| WORK TO DO |
Drop every picture, then transcribe the remaining data exactly.

| PROVIDED DATA |
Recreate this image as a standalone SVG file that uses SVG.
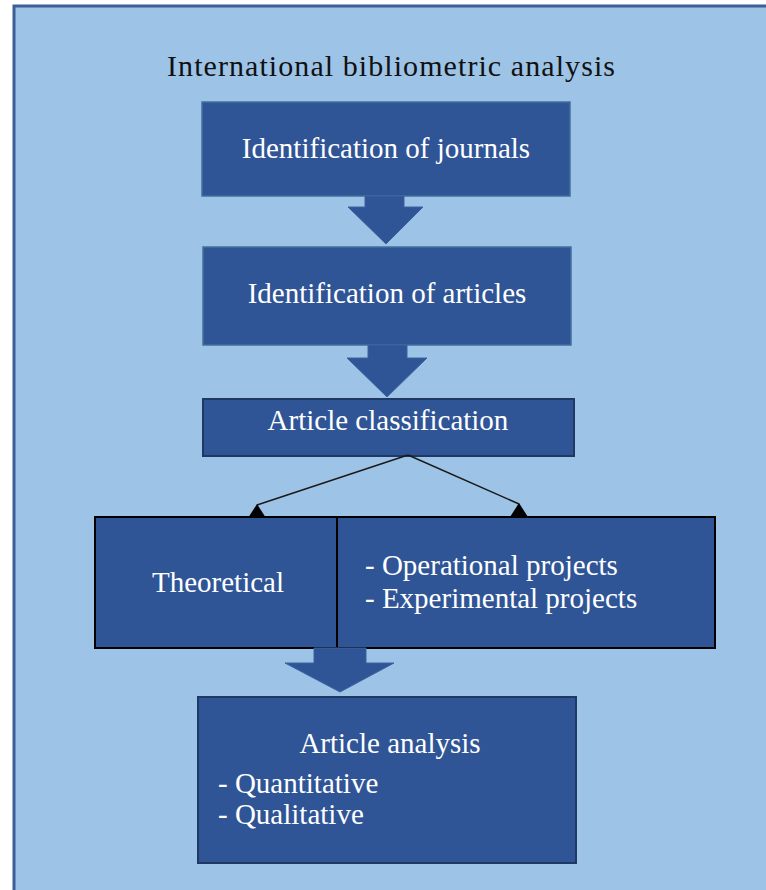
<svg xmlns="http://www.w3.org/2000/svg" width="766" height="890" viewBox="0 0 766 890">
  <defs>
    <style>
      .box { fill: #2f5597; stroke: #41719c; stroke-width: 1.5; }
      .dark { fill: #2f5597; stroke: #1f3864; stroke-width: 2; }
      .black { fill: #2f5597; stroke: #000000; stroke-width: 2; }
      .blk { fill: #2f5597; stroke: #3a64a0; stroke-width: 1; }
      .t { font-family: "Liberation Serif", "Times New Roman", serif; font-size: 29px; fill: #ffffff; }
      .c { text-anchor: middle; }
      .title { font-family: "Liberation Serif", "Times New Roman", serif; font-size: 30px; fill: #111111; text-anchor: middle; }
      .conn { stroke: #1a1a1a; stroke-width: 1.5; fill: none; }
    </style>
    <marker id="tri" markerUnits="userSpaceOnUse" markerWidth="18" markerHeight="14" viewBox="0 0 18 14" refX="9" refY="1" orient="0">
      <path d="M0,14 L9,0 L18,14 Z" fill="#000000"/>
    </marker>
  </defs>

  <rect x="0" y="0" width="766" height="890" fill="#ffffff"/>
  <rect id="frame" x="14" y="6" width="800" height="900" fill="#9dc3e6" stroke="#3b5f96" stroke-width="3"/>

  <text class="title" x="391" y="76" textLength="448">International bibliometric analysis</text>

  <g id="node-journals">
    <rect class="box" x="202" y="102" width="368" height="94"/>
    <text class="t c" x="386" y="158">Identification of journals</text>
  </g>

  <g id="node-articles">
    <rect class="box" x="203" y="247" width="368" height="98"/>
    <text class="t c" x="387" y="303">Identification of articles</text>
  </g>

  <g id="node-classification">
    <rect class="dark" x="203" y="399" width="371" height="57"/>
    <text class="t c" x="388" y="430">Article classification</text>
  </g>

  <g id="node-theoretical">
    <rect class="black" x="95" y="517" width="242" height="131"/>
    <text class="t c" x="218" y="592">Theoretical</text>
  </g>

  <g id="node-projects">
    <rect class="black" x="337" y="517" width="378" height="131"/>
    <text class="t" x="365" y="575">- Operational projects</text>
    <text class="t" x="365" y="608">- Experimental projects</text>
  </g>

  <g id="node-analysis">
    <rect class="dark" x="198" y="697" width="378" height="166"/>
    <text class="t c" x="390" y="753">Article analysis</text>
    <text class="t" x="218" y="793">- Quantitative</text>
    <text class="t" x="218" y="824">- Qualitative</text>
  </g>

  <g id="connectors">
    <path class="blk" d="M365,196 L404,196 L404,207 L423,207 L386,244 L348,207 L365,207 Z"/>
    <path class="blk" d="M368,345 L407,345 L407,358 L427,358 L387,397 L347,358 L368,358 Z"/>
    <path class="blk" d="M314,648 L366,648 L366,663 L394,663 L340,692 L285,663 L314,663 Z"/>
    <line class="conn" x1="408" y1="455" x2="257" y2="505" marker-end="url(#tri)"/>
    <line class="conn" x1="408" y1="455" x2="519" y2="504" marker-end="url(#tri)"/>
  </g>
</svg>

| EXPECTED ANSWER |
Recreate this image as a standalone SVG file that uses SVG.
<svg xmlns="http://www.w3.org/2000/svg" width="766" height="890" viewBox="0 0 766 890">
  <defs>
    <style>
      .box { fill: #2f5597; stroke: #41719c; stroke-width: 1.5; }
      .dark { fill: #2f5597; stroke: #1f3864; stroke-width: 2; }
      .black { fill: #2f5597; stroke: #000000; stroke-width: 2; }
      .blk { fill: #2f5597; stroke: #3a64a0; stroke-width: 1; }
      .t { font-family: "Liberation Serif", "Times New Roman", serif; font-size: 29px; fill: #ffffff; }
      .c { text-anchor: middle; }
      .title { font-family: "Liberation Serif", "Times New Roman", serif; font-size: 30px; fill: #111111; text-anchor: middle; }
      .conn { stroke: #1a1a1a; stroke-width: 1.5; fill: none; }
    </style>
    <marker id="tri" markerUnits="userSpaceOnUse" markerWidth="18" markerHeight="14" viewBox="0 0 18 14" refX="9" refY="1" orient="0">
      <path d="M0,14 L9,0 L18,14 Z" fill="#000000"/>
    </marker>
  </defs>

  <rect x="0" y="0" width="766" height="890" fill="#ffffff"/>
  <rect id="frame" x="14" y="6" width="800" height="900" fill="#9dc3e6" stroke="#3b5f96" stroke-width="3"/>

  <text class="title" x="391" y="76" textLength="448">International bibliometric analysis</text>

  <g id="node-journals">
    <rect class="box" x="202" y="102" width="368" height="94"/>
    <text class="t c" x="386" y="158">Identification of journals</text>
  </g>

  <g id="node-articles">
    <rect class="box" x="203" y="247" width="368" height="98"/>
    <text class="t c" x="387" y="303">Identification of articles</text>
  </g>

  <g id="node-classification">
    <rect class="dark" x="203" y="399" width="371" height="57"/>
    <text class="t c" x="388" y="430">Article classification</text>
  </g>

  <g id="node-theoretical">
    <rect class="black" x="95" y="517" width="242" height="131"/>
    <text class="t c" x="218" y="592">Theoretical</text>
  </g>

  <g id="node-projects">
    <rect class="black" x="337" y="517" width="378" height="131"/>
    <text class="t" x="365" y="575">- Operational projects</text>
    <text class="t" x="365" y="608">- Experimental projects</text>
  </g>

  <g id="node-analysis">
    <rect class="dark" x="198" y="697" width="378" height="166"/>
    <text class="t c" x="390" y="753">Article analysis</text>
    <text class="t" x="218" y="793">- Quantitative</text>
    <text class="t" x="218" y="824">- Qualitative</text>
  </g>

  <g id="connectors">
    <path class="blk" d="M365,196 L404,196 L404,207 L423,207 L386,244 L348,207 L365,207 Z"/>
    <path class="blk" d="M368,345 L407,345 L407,358 L427,358 L387,397 L347,358 L368,358 Z"/>
    <path class="blk" d="M314,648 L366,648 L366,663 L394,663 L340,692 L285,663 L314,663 Z"/>
    <line class="conn" x1="408" y1="455" x2="257" y2="505" marker-end="url(#tri)"/>
    <line class="conn" x1="408" y1="455" x2="519" y2="504" marker-end="url(#tri)"/>
  </g>
</svg>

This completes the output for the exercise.